---- Stored data
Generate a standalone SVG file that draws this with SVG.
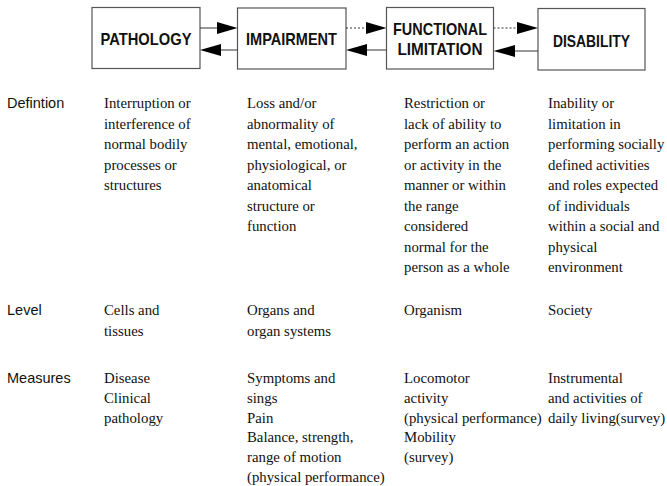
<svg xmlns="http://www.w3.org/2000/svg" width="667" height="486" viewBox="0 0 667 486">
<style>
.box{fill:#fff;stroke:#555;stroke-width:1.2}
.bt{font-family:"Liberation Sans",Arial,sans-serif;font-weight:bold;font-size:17px;fill:#111;text-anchor:middle}
.lab{font-family:"Liberation Sans",Arial,sans-serif;font-size:14.5px;fill:#111}
.tx{font-family:"Liberation Serif","Times New Roman",serif;font-size:14.8px;fill:#111}
.ln{stroke:#333;stroke-width:1;fill:none}
.dot{stroke:#333;stroke-width:1;fill:none;stroke-dasharray:2 2}
.hd{fill:#000}
</style>
<rect width="667" height="486" fill="#fff"/>
<g id="pathology"><rect class="box" x="92" y="7.5" width="108" height="61"/><text class="bt" x="146" y="45" textLength="91" lengthAdjust="spacingAndGlyphs">PATHOLOGY</text></g>
<g id="impairment"><rect class="box" x="237.5" y="8" width="108.5" height="61"/><text class="bt" x="291.5" y="45" textLength="91" lengthAdjust="spacingAndGlyphs">IMPAIRMENT</text></g>
<g id="functional-limitation"><rect class="box" x="386.5" y="7.5" width="107" height="61.5"/><text class="bt" x="440" y="35" textLength="94" lengthAdjust="spacingAndGlyphs">FUNCTIONAL</text><text class="bt" x="440" y="55" textLength="85" lengthAdjust="spacingAndGlyphs">LIMITATION</text></g>
<g id="disability"><rect class="box" x="538" y="8.5" width="107" height="61.5"/><text class="bt" x="591.5" y="47" textLength="77" lengthAdjust="spacingAndGlyphs">DISABILITY</text></g>
<g id="connectors">
<line class="ln" x1="200" y1="28" x2="218" y2="28"/><polygon class="hd" points="217,22 237.5,28 217,34"/>
<line class="ln" x1="220" y1="50" x2="237.5" y2="50"/><polygon class="hd" points="221,44 200,50 221,56"/>
<line class="dot" x1="346" y1="28" x2="367" y2="28"/><polygon class="hd" points="366,22 386.5,28 366,34"/>
<line class="ln" x1="366" y1="50" x2="386.5" y2="50"/><polygon class="hd" points="367,44 346,50 367,56"/>
<line class="dot" x1="493.5" y1="28" x2="518" y2="28"/><polygon class="hd" points="517,22 538,28 517,34"/>
<line class="ln" x1="514" y1="51" x2="538" y2="51"/><polygon class="hd" points="515,45 493.5,51 515,57"/>
</g>
<g id="row-labels">
<text class="lab" x="7" y="108">Defintion</text>
<text class="lab" x="7" y="315">Level</text>
<text class="lab" x="7" y="383">Measures</text>
</g>
<g id="col-pathology" class="tx">
<text x="104" y="108">Interruption or</text>
<text x="104" y="128.5">interference of</text>
<text x="104" y="149">normal bodily</text>
<text x="104" y="169.5">processes or</text>
<text x="104" y="190">structures</text>
<text x="104" y="315">Cells and</text>
<text x="104" y="335.5">tissues</text>
<text x="104" y="383">Disease</text>
<text x="104" y="402.8">Clinical</text>
<text x="104" y="422.6">pathology</text>
</g>
<g id="col-impairment" class="tx">
<text x="247" y="108">Loss and/or</text>
<text x="247" y="128.5">abnormality of</text>
<text x="247" y="149">mental, emotional,</text>
<text x="247" y="169.5">physiological, or</text>
<text x="247" y="190">anatomical</text>
<text x="247" y="210.5">structure or</text>
<text x="247" y="231">function</text>
<text x="247" y="315">Organs and</text>
<text x="247" y="335.5">organ systems</text>
<text x="247" y="383">Symptoms and</text>
<text x="247" y="402.8">sings</text>
<text x="247" y="422.6">Pain</text>
<text x="247" y="442.4">Balance, strength,</text>
<text x="247" y="462.2">range of motion</text>
<text x="247" y="482">(physical performance)</text>
</g>
<g id="col-functional" class="tx">
<text x="404" y="108">Restriction or</text>
<text x="404" y="128.5">lack of ability to</text>
<text x="404" y="149">perform an action</text>
<text x="404" y="169.5">or activity in the</text>
<text x="404" y="190">manner or within</text>
<text x="404" y="210.5">the range</text>
<text x="404" y="231">considered</text>
<text x="404" y="251.5">normal for the</text>
<text x="404" y="272">person as a whole</text>
<text x="404" y="315">Organism</text>
<text x="404" y="383">Locomotor</text>
<text x="404" y="402.8">activity</text>
<text x="404" y="422.6">(physical performance)</text>
<text x="404" y="442.4">Mobility</text>
<text x="404" y="462.2">(survey)</text>
</g>
<g id="col-disability" class="tx">
<text x="548" y="108">Inability or</text>
<text x="548" y="128.5">limitation in</text>
<text x="548" y="149">performing socially</text>
<text x="548" y="169.5">defined activities</text>
<text x="548" y="190">and roles expected</text>
<text x="548" y="210.5">of individuals</text>
<text x="548" y="231">within a social and</text>
<text x="548" y="251.5">physical</text>
<text x="548" y="272">environment</text>
<text x="548" y="315">Society</text>
<text x="548" y="383">Instrumental</text>
<text x="548" y="402.8">and activities of</text>
<text x="548" y="422.6">daily living(survey)</text>
</g>
</svg>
--------
■ What the task asks
Every line should be retyped exactly, with the pictures omitted.

■ Response to the task
Generate a standalone SVG file that draws this with SVG.
<svg xmlns="http://www.w3.org/2000/svg" width="667" height="486" viewBox="0 0 667 486">
<style>
.box{fill:#fff;stroke:#555;stroke-width:1.2}
.bt{font-family:"Liberation Sans",Arial,sans-serif;font-weight:bold;font-size:17px;fill:#111;text-anchor:middle}
.lab{font-family:"Liberation Sans",Arial,sans-serif;font-size:14.5px;fill:#111}
.tx{font-family:"Liberation Serif","Times New Roman",serif;font-size:14.8px;fill:#111}
.ln{stroke:#333;stroke-width:1;fill:none}
.dot{stroke:#333;stroke-width:1;fill:none;stroke-dasharray:2 2}
.hd{fill:#000}
</style>
<rect width="667" height="486" fill="#fff"/>
<g id="pathology"><rect class="box" x="92" y="7.5" width="108" height="61"/><text class="bt" x="146" y="45" textLength="91" lengthAdjust="spacingAndGlyphs">PATHOLOGY</text></g>
<g id="impairment"><rect class="box" x="237.5" y="8" width="108.5" height="61"/><text class="bt" x="291.5" y="45" textLength="91" lengthAdjust="spacingAndGlyphs">IMPAIRMENT</text></g>
<g id="functional-limitation"><rect class="box" x="386.5" y="7.5" width="107" height="61.5"/><text class="bt" x="440" y="35" textLength="94" lengthAdjust="spacingAndGlyphs">FUNCTIONAL</text><text class="bt" x="440" y="55" textLength="85" lengthAdjust="spacingAndGlyphs">LIMITATION</text></g>
<g id="disability"><rect class="box" x="538" y="8.5" width="107" height="61.5"/><text class="bt" x="591.5" y="47" textLength="77" lengthAdjust="spacingAndGlyphs">DISABILITY</text></g>
<g id="connectors">
<line class="ln" x1="200" y1="28" x2="218" y2="28"/><polygon class="hd" points="217,22 237.5,28 217,34"/>
<line class="ln" x1="220" y1="50" x2="237.5" y2="50"/><polygon class="hd" points="221,44 200,50 221,56"/>
<line class="dot" x1="346" y1="28" x2="367" y2="28"/><polygon class="hd" points="366,22 386.5,28 366,34"/>
<line class="ln" x1="366" y1="50" x2="386.5" y2="50"/><polygon class="hd" points="367,44 346,50 367,56"/>
<line class="dot" x1="493.5" y1="28" x2="518" y2="28"/><polygon class="hd" points="517,22 538,28 517,34"/>
<line class="ln" x1="514" y1="51" x2="538" y2="51"/><polygon class="hd" points="515,45 493.5,51 515,57"/>
</g>
<g id="row-labels">
<text class="lab" x="7" y="108">Defintion</text>
<text class="lab" x="7" y="315">Level</text>
<text class="lab" x="7" y="383">Measures</text>
</g>
<g id="col-pathology" class="tx">
<text x="104" y="108">Interruption or</text>
<text x="104" y="128.5">interference of</text>
<text x="104" y="149">normal bodily</text>
<text x="104" y="169.5">processes or</text>
<text x="104" y="190">structures</text>
<text x="104" y="315">Cells and</text>
<text x="104" y="335.5">tissues</text>
<text x="104" y="383">Disease</text>
<text x="104" y="402.8">Clinical</text>
<text x="104" y="422.6">pathology</text>
</g>
<g id="col-impairment" class="tx">
<text x="247" y="108">Loss and/or</text>
<text x="247" y="128.5">abnormality of</text>
<text x="247" y="149">mental, emotional,</text>
<text x="247" y="169.5">physiological, or</text>
<text x="247" y="190">anatomical</text>
<text x="247" y="210.5">structure or</text>
<text x="247" y="231">function</text>
<text x="247" y="315">Organs and</text>
<text x="247" y="335.5">organ systems</text>
<text x="247" y="383">Symptoms and</text>
<text x="247" y="402.8">sings</text>
<text x="247" y="422.6">Pain</text>
<text x="247" y="442.4">Balance, strength,</text>
<text x="247" y="462.2">range of motion</text>
<text x="247" y="482">(physical performance)</text>
</g>
<g id="col-functional" class="tx">
<text x="404" y="108">Restriction or</text>
<text x="404" y="128.5">lack of ability to</text>
<text x="404" y="149">perform an action</text>
<text x="404" y="169.5">or activity in the</text>
<text x="404" y="190">manner or within</text>
<text x="404" y="210.5">the range</text>
<text x="404" y="231">considered</text>
<text x="404" y="251.5">normal for the</text>
<text x="404" y="272">person as a whole</text>
<text x="404" y="315">Organism</text>
<text x="404" y="383">Locomotor</text>
<text x="404" y="402.8">activity</text>
<text x="404" y="422.6">(physical performance)</text>
<text x="404" y="442.4">Mobility</text>
<text x="404" y="462.2">(survey)</text>
</g>
<g id="col-disability" class="tx">
<text x="548" y="108">Inability or</text>
<text x="548" y="128.5">limitation in</text>
<text x="548" y="149">performing socially</text>
<text x="548" y="169.5">defined activities</text>
<text x="548" y="190">and roles expected</text>
<text x="548" y="210.5">of individuals</text>
<text x="548" y="231">within a social and</text>
<text x="548" y="251.5">physical</text>
<text x="548" y="272">environment</text>
<text x="548" y="315">Society</text>
<text x="548" y="383">Instrumental</text>
<text x="548" y="402.8">and activities of</text>
<text x="548" y="422.6">daily living(survey)</text>
</g>
</svg>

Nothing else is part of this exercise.